When I was growing up, we (me, my siblings, people in my class, etc.) were taught that if you weren't in your house with the drapes closed, you were In Public (TM), and should dress and act accordingly. This reasonable expectation has obviously changed. I don't know exactly when, just that its been sometime in my life span. I don't know how people have begun to expect privacy in decidedly non-private situations, like restaurants and gyms and parks and buses... but they have. And I certainly do not understand why, as the slow march of technology has continually and quite loudly made things less, and not more, private. If Google Glass can successfully kill what I can only understand as the ridiculous notion of Privacy-In-Public, the better off society will be. I think everyone could use a not-so-gentle reminder that the default (and only sensible) position is "not private unless you take drastic measures to be".
You are right, people don't pay attention to where the head is as much as we do the hands. That brings up an interesting point. As things like Google class start becoming pervasive in society, our focus will shift.

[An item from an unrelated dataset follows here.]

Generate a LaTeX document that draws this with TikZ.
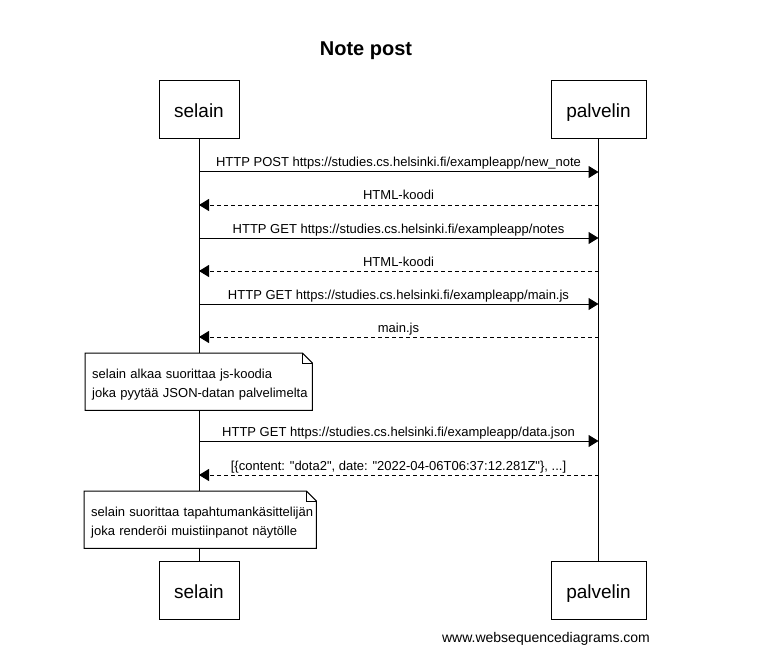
\documentclass[tikz,border=0pt]{standalone}
\usepackage{fontspec}
\setmainfont{Liberation Sans}
\usetikzlibrary{arrows.meta}
\pgfdeclarelayer{life}
\pgfdeclarelayer{notebg}
\pgfsetlayers{life,notebg,main}
\tikzset{
  actor/.style={draw, line width=1pt, fill=white, minimum height=58pt, inner sep=0pt, text height=16pt, text depth=0pt, font=\fontsize{19}{22}\selectfont},
  msglabel/.style={anchor=base, inner sep=0pt, font=\fontsize{13}{15}\selectfont},
  notetext/.style={anchor=north west, inner xsep=7pt, inner ysep=0pt, align=left, minimum height=57pt, font=\fontsize{13}{19}\selectfont},
  lifeline/.style={line width=1pt},
  req/.style={line width=1pt, -{Triangle[length=10pt,width=12pt]}},
  resp/.style={line width=1pt, dash pattern=on 4pt off 3pt, -{Triangle[length=10pt,width=12pt]}},
  noteshape/.style={draw, line width=1pt, fill=white, line join=miter}
}
\begin{document}
\begin{tikzpicture}[x=1pt,y=-1pt]
\useasboundingbox (0,0) rectangle (773,671);
\node[font=\bfseries\fontsize{20}{24}\selectfont] (title) at (366,51) {Note post};
% participants
\node[actor, minimum width=80pt] (s) at (199,110) {selain};
\node[actor, minimum width=95pt] (p) at (598.5,110) {palvelin};
\node[actor, minimum width=80pt] (sb) at (199,590) {selain};
\node[actor, minimum width=95pt] (pb) at (598.5,590) {palvelin};
\begin{pgfonlayer}{life}
\draw[lifeline] (s.south) -- (sb.north);
\draw[lifeline] (p.south) -- (pb.north);
\end{pgfonlayer}
% coordinates on lifelines
\foreach \n/\y in {1/172,2/205,3/238,4/271,5/304,6/337,7/441,8/475}{
  \coordinate (s\n) at (199,\y);
  \coordinate (p\n) at (598.5,\y);
}
% messages
\draw[req] (s1) -- (p1);
\node[msglabel] (l1) at (398.5,167) {HTTP POST https://studies.cs.helsinki.fi/exampleapp/new\_note};
\draw[resp] (p2) -- (s2);
\node[msglabel] (l2) at (398.5,200) {HTML-koodi};
\draw[req] (s3) -- (p3);
\node[msglabel] (l3) at (398.5,233) {HTTP GET https://studies.cs.helsinki.fi/exampleapp/notes};
\draw[resp] (p4) -- (s4);
\node[msglabel] (l4) at (398.5,266) {HTML-koodi};
\draw[req] (s5) -- (p5);
\node[msglabel] (l5) at (398.5,299) {HTTP GET https://studies.cs.helsinki.fi/exampleapp/main.js};
\draw[resp] (p6) -- (s6);
\node[msglabel] (l6) at (398.5,332) {main.js};
\draw[req] (s7) -- (p7);
\node[msglabel] (l7) at (398.5,436) {HTTP GET https://studies.cs.helsinki.fi/exampleapp/data.json};
\draw[resp] (p8) -- (s8);
\node[msglabel] (l8) at (398.5,470) {[\{content: \textquotedbl dota2\textquotedbl, date: \textquotedbl 2022-04-06T06:37:12.281Z\textquotedbl\}, ...]};
% notes (text node sits 3pt lower than its frame)
\node[notetext, text width=213pt] (n1) at (85,356) {\mbox{selain alkaa suorittaa js-koodia}\\\mbox{joka pyytää JSON-datan palvelimelta}};
\node[notetext, text width=218pt] (n2) at (84,494) {\mbox{selain suorittaa tapahtumankäsittelijän}\\\mbox{joka renderöi muistiinpanot näytölle}};
\begin{pgfonlayer}{notebg}
\foreach \nn in {n1,n2}{
  \draw[noteshape] ([yshift=3pt]\nn.north west) -- ([xshift=-10pt,yshift=3pt]\nn.north east) -- ([yshift=-7pt]\nn.north east) -- ([yshift=3pt]\nn.south east) -- ([yshift=3pt]\nn.south west) -- cycle;
  \draw[line width=1pt] ([xshift=-10pt,yshift=3pt]\nn.north east) -- ([xshift=-10pt,yshift=-7pt]\nn.north east) -- ([yshift=-7pt]\nn.north east);
}
\end{pgfonlayer}
\node[font=\fontsize{14}{16}\selectfont] (footer) at (546,639) {www.websequencediagrams.com};
\end{tikzpicture}
\end{document}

It's a seemingly small change, but perhaps it will force people to look one another in the eyes? I do think people will be more suspicious of one another, which is a bad thing. Perhaps a nice pair of boobs should remain something to be recollected with friends as opposed to broadcasted.People don't pay attention to where your head is nearly as much as your hands, and I'm almost 100% positive that Google Glass will allow you to change the commands for the camera
Within the. next 10 years this type of product will be as ubiquitous as smart phones. -they will be smartphones. You'll see restaurants and other establishments forbid the use of them. There will be places where you can go to "escape" them.